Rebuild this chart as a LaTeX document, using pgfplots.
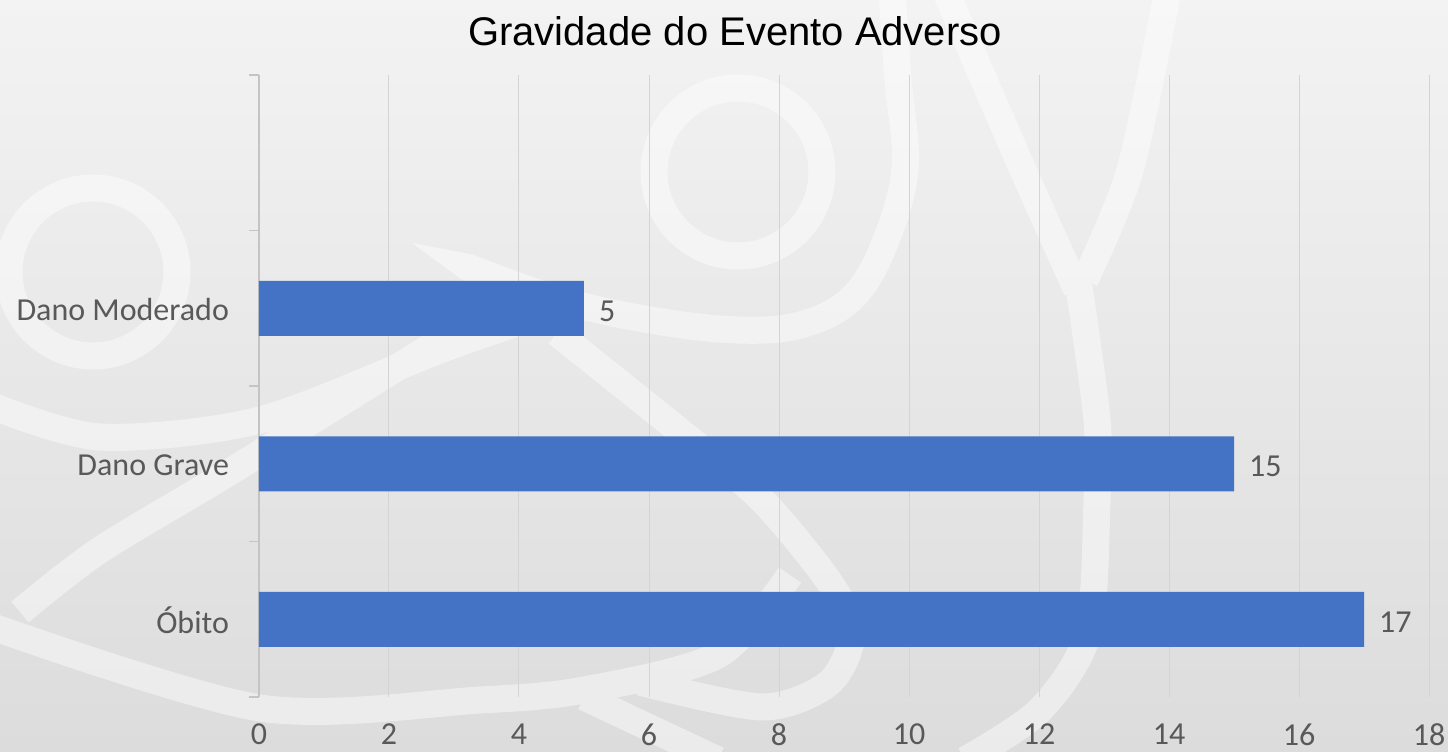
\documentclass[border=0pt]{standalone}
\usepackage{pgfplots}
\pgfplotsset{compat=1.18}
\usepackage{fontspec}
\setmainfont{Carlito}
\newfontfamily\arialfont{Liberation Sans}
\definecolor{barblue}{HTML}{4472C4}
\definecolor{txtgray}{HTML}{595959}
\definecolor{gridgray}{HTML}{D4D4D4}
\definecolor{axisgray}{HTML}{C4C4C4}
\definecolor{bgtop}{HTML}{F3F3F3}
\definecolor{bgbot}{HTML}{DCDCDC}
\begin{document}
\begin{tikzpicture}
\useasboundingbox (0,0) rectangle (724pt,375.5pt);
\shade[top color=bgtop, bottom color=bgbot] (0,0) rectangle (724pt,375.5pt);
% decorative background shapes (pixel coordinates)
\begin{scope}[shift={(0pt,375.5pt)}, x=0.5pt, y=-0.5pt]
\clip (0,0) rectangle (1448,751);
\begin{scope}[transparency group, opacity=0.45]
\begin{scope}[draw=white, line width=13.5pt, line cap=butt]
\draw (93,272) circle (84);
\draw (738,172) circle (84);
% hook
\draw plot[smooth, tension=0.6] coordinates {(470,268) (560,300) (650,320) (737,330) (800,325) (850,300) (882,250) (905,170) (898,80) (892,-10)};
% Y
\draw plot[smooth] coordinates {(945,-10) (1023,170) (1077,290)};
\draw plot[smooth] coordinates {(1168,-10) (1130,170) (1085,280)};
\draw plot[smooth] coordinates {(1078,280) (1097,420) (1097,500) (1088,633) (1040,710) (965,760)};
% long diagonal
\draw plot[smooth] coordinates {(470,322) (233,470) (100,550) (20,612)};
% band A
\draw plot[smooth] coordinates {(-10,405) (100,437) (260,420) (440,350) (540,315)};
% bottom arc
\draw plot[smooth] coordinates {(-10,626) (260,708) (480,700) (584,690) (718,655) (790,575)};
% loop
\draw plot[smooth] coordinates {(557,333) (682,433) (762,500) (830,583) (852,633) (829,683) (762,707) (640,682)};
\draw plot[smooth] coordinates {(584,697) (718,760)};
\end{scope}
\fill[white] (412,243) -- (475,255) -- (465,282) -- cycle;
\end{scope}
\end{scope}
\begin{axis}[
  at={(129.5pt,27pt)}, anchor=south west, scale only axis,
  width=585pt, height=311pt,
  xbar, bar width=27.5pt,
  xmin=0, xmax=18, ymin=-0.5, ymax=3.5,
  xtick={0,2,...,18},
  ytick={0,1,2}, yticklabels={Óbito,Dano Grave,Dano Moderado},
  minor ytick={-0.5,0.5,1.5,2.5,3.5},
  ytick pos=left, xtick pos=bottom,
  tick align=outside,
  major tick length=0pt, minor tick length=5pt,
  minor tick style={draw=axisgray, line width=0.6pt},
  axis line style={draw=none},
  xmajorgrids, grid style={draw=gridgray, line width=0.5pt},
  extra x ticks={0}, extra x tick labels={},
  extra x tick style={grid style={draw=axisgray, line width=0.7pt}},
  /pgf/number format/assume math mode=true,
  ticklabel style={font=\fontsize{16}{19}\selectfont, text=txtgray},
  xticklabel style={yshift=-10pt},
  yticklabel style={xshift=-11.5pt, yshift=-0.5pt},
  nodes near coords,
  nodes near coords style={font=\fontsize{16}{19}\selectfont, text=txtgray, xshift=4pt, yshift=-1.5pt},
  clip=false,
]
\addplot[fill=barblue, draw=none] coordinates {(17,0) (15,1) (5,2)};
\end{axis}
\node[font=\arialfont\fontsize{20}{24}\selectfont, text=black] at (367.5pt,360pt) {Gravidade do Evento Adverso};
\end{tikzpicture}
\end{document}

**********

Reproduce each line exactly as it appears, omitting the pictures.

Rebuild this chart as a LaTeX document, using pgfplots.
\documentclass[border=0pt]{standalone}
\usepackage{pgfplots}
\pgfplotsset{compat=1.18}
\usepackage{fontspec}
\setmainfont{Carlito}
\newfontfamily\arialfont{Liberation Sans}
\definecolor{barblue}{HTML}{4472C4}
\definecolor{txtgray}{HTML}{595959}
\definecolor{gridgray}{HTML}{D4D4D4}
\definecolor{axisgray}{HTML}{C4C4C4}
\definecolor{bgtop}{HTML}{F3F3F3}
\definecolor{bgbot}{HTML}{DCDCDC}
\begin{document}
\begin{tikzpicture}
\useasboundingbox (0,0) rectangle (724pt,375.5pt);
\shade[top color=bgtop, bottom color=bgbot] (0,0) rectangle (724pt,375.5pt);
% decorative background shapes (pixel coordinates)
\begin{scope}[shift={(0pt,375.5pt)}, x=0.5pt, y=-0.5pt]
\clip (0,0) rectangle (1448,751);
\begin{scope}[transparency group, opacity=0.45]
\begin{scope}[draw=white, line width=13.5pt, line cap=butt]
\draw (93,272) circle (84);
\draw (738,172) circle (84);
% hook
\draw plot[smooth, tension=0.6] coordinates {(470,268) (560,300) (650,320) (737,330) (800,325) (850,300) (882,250) (905,170) (898,80) (892,-10)};
% Y
\draw plot[smooth] coordinates {(945,-10) (1023,170) (1077,290)};
\draw plot[smooth] coordinates {(1168,-10) (1130,170) (1085,280)};
\draw plot[smooth] coordinates {(1078,280) (1097,420) (1097,500) (1088,633) (1040,710) (965,760)};
% long diagonal
\draw plot[smooth] coordinates {(470,322) (233,470) (100,550) (20,612)};
% band A
\draw plot[smooth] coordinates {(-10,405) (100,437) (260,420) (440,350) (540,315)};
% bottom arc
\draw plot[smooth] coordinates {(-10,626) (260,708) (480,700) (584,690) (718,655) (790,575)};
% loop
\draw plot[smooth] coordinates {(557,333) (682,433) (762,500) (830,583) (852,633) (829,683) (762,707) (640,682)};
\draw plot[smooth] coordinates {(584,697) (718,760)};
\end{scope}
\fill[white] (412,243) -- (475,255) -- (465,282) -- cycle;
\end{scope}
\end{scope}
\begin{axis}[
  at={(129.5pt,27pt)}, anchor=south west, scale only axis,
  width=585pt, height=311pt,
  xbar, bar width=27.5pt,
  xmin=0, xmax=18, ymin=-0.5, ymax=3.5,
  xtick={0,2,...,18},
  ytick={0,1,2}, yticklabels={Óbito,Dano Grave,Dano Moderado},
  minor ytick={-0.5,0.5,1.5,2.5,3.5},
  ytick pos=left, xtick pos=bottom,
  tick align=outside,
  major tick length=0pt, minor tick length=5pt,
  minor tick style={draw=axisgray, line width=0.6pt},
  axis line style={draw=none},
  xmajorgrids, grid style={draw=gridgray, line width=0.5pt},
  extra x ticks={0}, extra x tick labels={},
  extra x tick style={grid style={draw=axisgray, line width=0.7pt}},
  /pgf/number format/assume math mode=true,
  ticklabel style={font=\fontsize{16}{19}\selectfont, text=txtgray},
  xticklabel style={yshift=-10pt},
  yticklabel style={xshift=-11.5pt, yshift=-0.5pt},
  nodes near coords,
  nodes near coords style={font=\fontsize{16}{19}\selectfont, text=txtgray, xshift=4pt, yshift=-1.5pt},
  clip=false,
]
\addplot[fill=barblue, draw=none] coordinates {(17,0) (15,1) (5,2)};
\end{axis}
\node[font=\arialfont\fontsize{20}{24}\selectfont, text=black] at (367.5pt,360pt) {Gravidade do Evento Adverso};
\end{tikzpicture}
\end{document}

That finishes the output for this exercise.